A jurisdictional challenge is introduced by the transfer of authority from the now-dissolved Intellectual Property Appellate Board (IPAB) to commercial courts. Operational inefficiencies ranging from lack of resources to postponement of essential judicial appointments led to IPAB’s collapse. Even yet, there may be a delay in the procedures due to the transfer to commercial courts, which are already overburdened. Arbitration might have been an option but in cases such as Data Infosys Ltd. and Ors. v. Infosys Technologies Ltd., shows, that arbitration may be precluded by the exclusive jurisdiction of commercial courts, similar to the former IPAB. This underscores the need to introduce arbitration as a viable alternative for settling royalty disputes and expediate the resolution process.

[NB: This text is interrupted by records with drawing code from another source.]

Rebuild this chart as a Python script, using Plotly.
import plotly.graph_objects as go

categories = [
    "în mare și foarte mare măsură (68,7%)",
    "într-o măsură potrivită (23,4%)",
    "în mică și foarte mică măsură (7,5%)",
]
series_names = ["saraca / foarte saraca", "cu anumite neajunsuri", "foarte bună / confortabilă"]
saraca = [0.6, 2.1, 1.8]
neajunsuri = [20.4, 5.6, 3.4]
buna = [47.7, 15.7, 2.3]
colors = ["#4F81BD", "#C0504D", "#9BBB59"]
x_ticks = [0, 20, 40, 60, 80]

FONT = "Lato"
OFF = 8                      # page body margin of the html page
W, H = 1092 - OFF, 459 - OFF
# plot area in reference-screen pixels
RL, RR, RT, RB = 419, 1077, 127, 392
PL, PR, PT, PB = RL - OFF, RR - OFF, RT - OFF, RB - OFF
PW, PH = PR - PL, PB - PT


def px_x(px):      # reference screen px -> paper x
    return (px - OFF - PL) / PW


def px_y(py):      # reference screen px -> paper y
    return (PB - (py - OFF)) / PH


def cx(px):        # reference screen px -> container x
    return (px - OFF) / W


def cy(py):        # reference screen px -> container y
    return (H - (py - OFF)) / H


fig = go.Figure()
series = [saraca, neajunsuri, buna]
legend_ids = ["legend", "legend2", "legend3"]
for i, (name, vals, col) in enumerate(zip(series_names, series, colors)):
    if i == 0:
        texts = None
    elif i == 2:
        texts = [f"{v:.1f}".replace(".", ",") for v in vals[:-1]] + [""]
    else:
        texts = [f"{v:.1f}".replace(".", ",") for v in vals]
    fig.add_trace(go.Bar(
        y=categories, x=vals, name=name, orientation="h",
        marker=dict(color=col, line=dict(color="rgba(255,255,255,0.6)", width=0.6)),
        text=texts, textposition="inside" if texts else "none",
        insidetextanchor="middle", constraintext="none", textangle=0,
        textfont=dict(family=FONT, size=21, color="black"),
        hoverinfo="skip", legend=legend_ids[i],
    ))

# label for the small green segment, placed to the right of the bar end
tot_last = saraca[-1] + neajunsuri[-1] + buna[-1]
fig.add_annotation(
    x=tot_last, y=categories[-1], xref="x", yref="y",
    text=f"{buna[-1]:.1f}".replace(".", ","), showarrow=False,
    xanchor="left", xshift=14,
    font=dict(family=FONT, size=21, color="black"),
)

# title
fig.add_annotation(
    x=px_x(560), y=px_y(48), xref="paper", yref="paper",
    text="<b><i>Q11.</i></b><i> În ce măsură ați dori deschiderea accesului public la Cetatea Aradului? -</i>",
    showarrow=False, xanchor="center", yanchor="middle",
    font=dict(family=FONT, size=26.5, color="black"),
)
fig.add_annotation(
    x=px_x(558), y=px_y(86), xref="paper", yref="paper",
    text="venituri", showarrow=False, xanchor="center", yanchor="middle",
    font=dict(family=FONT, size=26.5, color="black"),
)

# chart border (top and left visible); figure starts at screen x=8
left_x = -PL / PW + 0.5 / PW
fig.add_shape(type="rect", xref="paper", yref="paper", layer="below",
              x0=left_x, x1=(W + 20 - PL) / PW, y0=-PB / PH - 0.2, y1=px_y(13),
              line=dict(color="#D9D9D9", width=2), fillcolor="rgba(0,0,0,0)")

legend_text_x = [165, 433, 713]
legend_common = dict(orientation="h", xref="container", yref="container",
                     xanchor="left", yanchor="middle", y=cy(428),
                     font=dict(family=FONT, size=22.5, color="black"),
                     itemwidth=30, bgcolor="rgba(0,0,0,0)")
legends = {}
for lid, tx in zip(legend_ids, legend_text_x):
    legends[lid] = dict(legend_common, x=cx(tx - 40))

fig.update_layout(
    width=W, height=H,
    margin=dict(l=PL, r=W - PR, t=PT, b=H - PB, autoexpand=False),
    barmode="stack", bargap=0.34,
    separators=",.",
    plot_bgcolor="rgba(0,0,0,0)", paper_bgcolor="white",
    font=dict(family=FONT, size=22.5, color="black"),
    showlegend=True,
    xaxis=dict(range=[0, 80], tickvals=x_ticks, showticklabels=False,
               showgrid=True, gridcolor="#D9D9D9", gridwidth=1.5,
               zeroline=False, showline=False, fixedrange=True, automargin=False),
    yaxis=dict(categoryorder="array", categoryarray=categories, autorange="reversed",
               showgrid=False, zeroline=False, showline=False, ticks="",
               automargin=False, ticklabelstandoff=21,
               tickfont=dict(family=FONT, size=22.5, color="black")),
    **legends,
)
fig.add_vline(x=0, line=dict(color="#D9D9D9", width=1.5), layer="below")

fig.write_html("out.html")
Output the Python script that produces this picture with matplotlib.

Future trends and the way forward-  

To enhance efficiency, a transition from conventional arbitration clauses to advanced smart arbitration clauses can be performed with the help of blockchain technology. Because smart contracts streamline and automate many aspects of intellectual property contracts, especially those that deal with licensing and other art-related issues, they present a way to improve the efficiency and transparency of dispute resolution. While the practical implication of this new development is yet to be explored, it promises to bring about a new shift in the realm of art law arbitration.

Finally, it can be concluded that the existing landscape of arbitral jurisprudence for art disputes in India is still surrounded by ambiguity. Hence, the establishment of additional legal precedents could help in establishing definitive guidelines within this domain. Furthermore, there is a clear need for development of a robust legal framework to foster sustainable growth of the art market and ensure that arbitration awards not only align with the industry needs but also contribute to the growth of the art sector.